No sé qué decir. No sé qué escribir. No sé qué palabras sonarán a algo que no sea una frivolidad. Al momento de teclear esta columna, hay seres humanos bajo los escombros. Algunos son niños. Decenas de edificios yacen por los suelos. De enormes estructuras, no quedan más que amasijos de fierro y concreto.

No sé qué decir, salvo que hablé muy pronto. La semana pasada, en ocasión del terremoto que devastó a Oaxaca y Chiapas, escribí lo siguiente: “El centro del país resistió bien al sismo; el sur, muy mal”. Hoy, me tengo que tragar esas palabras. Hoy, el centro sufrió una terrible herida. Hoy no resistió bien.

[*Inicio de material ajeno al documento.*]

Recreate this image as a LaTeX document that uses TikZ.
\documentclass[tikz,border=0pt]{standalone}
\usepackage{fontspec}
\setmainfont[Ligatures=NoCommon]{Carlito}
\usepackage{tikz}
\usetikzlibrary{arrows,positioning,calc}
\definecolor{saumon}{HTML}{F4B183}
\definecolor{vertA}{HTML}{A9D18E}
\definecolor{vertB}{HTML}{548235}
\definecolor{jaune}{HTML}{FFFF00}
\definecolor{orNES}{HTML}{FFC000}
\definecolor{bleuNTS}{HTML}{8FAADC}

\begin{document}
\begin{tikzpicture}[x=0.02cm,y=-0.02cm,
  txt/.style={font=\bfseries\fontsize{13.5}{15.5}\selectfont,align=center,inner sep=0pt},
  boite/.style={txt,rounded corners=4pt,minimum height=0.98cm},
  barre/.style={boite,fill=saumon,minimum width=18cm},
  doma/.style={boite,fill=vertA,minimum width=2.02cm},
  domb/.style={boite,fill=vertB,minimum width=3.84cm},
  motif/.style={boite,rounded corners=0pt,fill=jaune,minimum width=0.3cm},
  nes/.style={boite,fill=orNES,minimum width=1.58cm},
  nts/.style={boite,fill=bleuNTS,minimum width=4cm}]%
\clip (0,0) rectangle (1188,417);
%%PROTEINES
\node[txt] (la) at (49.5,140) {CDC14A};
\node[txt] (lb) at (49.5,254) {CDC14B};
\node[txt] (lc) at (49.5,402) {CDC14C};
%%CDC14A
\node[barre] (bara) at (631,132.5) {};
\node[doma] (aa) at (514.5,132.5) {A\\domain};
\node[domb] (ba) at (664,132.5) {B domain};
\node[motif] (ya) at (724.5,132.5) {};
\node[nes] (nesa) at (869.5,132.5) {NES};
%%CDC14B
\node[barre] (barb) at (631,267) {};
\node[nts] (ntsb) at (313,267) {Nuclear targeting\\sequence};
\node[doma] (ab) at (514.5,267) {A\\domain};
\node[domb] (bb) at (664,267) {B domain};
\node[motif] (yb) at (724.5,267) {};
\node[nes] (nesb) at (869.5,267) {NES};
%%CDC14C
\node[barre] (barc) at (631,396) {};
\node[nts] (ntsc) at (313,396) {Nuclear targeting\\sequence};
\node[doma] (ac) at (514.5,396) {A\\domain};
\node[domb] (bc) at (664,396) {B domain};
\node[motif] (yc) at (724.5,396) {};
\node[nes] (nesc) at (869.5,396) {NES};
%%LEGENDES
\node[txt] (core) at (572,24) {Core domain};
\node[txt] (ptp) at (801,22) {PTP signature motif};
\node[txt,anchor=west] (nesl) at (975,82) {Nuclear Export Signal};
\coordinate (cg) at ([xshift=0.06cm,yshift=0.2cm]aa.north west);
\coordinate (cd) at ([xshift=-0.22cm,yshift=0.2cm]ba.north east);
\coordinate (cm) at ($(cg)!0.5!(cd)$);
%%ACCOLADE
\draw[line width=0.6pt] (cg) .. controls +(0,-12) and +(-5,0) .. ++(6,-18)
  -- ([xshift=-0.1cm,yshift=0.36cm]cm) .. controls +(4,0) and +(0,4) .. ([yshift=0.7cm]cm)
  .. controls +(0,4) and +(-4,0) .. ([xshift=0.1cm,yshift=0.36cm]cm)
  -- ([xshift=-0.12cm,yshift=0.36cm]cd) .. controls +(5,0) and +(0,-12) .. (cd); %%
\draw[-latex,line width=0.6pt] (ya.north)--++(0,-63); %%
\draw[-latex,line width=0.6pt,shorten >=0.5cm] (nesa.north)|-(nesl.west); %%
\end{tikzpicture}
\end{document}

No sé qué decir, salvo que algo hemos aprendido, pero no hemos aprendido lo suficiente. Todavía se construye de más donde no se debe y como no se debe. Todavía la autoridad reacciona más lento de lo que debiera. Todavía nuestra infraestructura es demasiado frágil, demasiado radial, poco preparada para momentos excepcionales.

No sé qué decir, salvo que este país tiene una reserva enorme de generosidad. Las escenas de ayer recordaban a las de 1985. Cientos de personas en la calle, hombres y mujeres, civiles, sin más responsabilidad que las que les dictaba su conciencia, sacando escombros con las manos, rascando las piedras con las uñas, haciendo fila para pasar piedras con cubeta y llegar a los sobrevivientes. Y otros, preparando comida, repartiendo agua, acopiando medicinas y material de curación. Y otros más, organizándose para acoger a sus vecinos en desgracias, para transportar a sus compañeros de trabajo varados lejos de sus casas, para informar a algunos desconocidos que sus seres queridos la libraron.

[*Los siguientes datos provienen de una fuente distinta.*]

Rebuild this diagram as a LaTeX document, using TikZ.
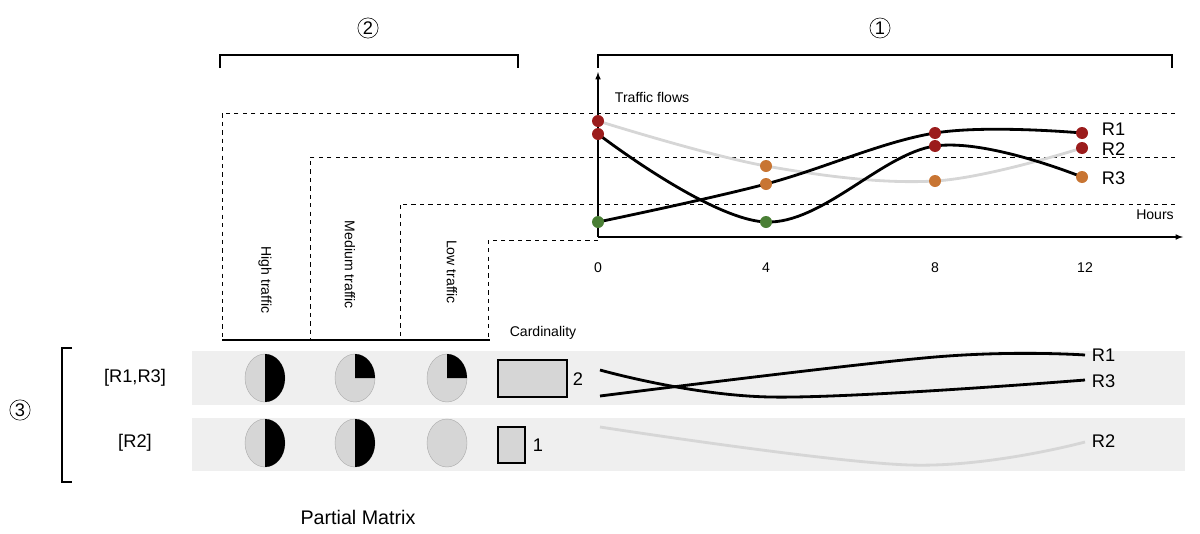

No sé qué decir, excepto que espero que todos los sobrevivientes sigan siéndolo hoy y mañana y los días que vienen, que todos los que están en las ruinas sean salvados, que los muertos sean los menos, que los heridos se recuperen pronto, que los damnificados encuentren apoyo pronto y puedan recuperar sus vidas en un plazo corto.

No sé qué decir, salvo que imploro que todos apoyen todo lo que se pueda a todos los que se pueda. A los damnificados de la capital y a los del Estado de México y a los de Morelos y a los de Puebla. Y, por supuesto, a las víctimas del terremoto de hace diez días, a los de Oaxaca y Chiapas. Y que los apoyemos hoy y mañana y en unas semanas cuando ya no haya cámaras ni reflectores.

No sé qué decir, salvo que espero que el gobierno no se paralice, que las instituciones respondan como deben, que le den a los rescatistas todo lo que necesitan, que no se estorben unos a otros, que lo local se coordine con lo federal, que los recursos para la reconstrucción bajen a tiempo y en forma, que no haya algún bandido que quiera meter mano en los fondos de emergencia y que no aparezca algún cretino que quiera sacar raja política de la tragedia.

No sé qué decir, salvo que deseo que esta Ciudad y este país recuperen pronto algo que se asemeje a la vida normal y que este horror que se ha cebado sobre nosotros acabe rápido.

No sé qué decir, salvo que ya he dicho demasiado. Ahora se impone callar y ayudar.